Following a series of premature right turns and backtracking, I finally reach the entry at 1.45pm. Having started my hunt at 10am that morning, I was now hot, sweaty, dehydrated, starving and slightly delirious. Still, I was shamelessly excited, my curiosity had now become an obsession.

Unfortunately, after being informed that the revolving restaurant was only open from 11am to 2pm for lunch, I decided that I hadn’t come this far only to be rushed through my Japanese buffet, even though by this stage 15 minutes was more than enough time for me to consume everything in sight. This moment was to be savoured.

Looking up at the CCTV tower, I thought ‘ Tomorrow, it’s you and me my friend.
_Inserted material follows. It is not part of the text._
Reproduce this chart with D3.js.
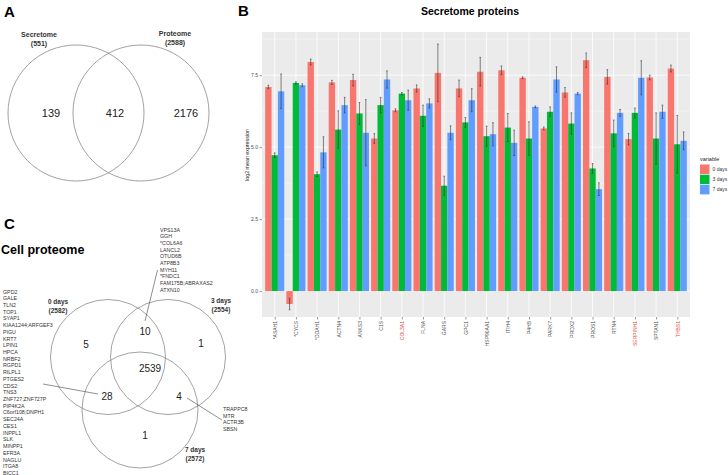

Now I know where you live’, and I swear I heard the Wicked Witch of the West cackle in the background.

‘I am not asking you on a date’ – The Elusive CCTV Tower Part 1

I’ll start of by saying that my friends will understand my reasoning and obsession behind this.

When I heard from Harry, my local mate in the hutongs, that the CCTV tower was the tallest building in Beijing with an observation deck where you could view the whole city, and had a really good revolving Japanese buffet (did you say Japanese buffet?), I made it a personal mission to check it out.

So I had Eileen, my favourite girl who works at the Hutong Inn, (she’s really cute and always friendly) write down in Chinese where I needed to go, and confidently hailed a cab and agreed with whatever he said about directions.

Ten minutes later, the cabbie got excited as we neared a strangely angular shaped building, which was an interesting, beautiful, structure, and I’m no engineer, but all my revolving restaurant eating experience (and I’ve had my share) and instinct, was telling me that no, this was not where I needed to be.

The cabbie and I motioned back and forth, which in english would have gone like this:

Cabbie – ‘This IS the CCTV tower’

T – ‘No, it can’t be, a revolving restaurant can’t have edges’

And so on..

We even called over an innocent bystander to ask his opinion. He was a young man, kicking it on the curb with his 3 mates, who knew a tiny bit of english.

T – ‘Excuse me, where is the CCTV tower restaurant, where there is food’ (hand to mouth eating motion)

Guy – ‘erm’ (looks back at his friends, looks at me), ‘I am having lunch with my friends now, maybe later?’ takes out his phone.

T – No no no no no (crossing arms, shaking head) I am not asking you on a date! I want to eat. Not with you. Where is the CCTV tower??’

Guy – ‘Eat with me?’

T – To the cabbie ‘GO GO GO GO GO GO GO!’ frantic forward motioning.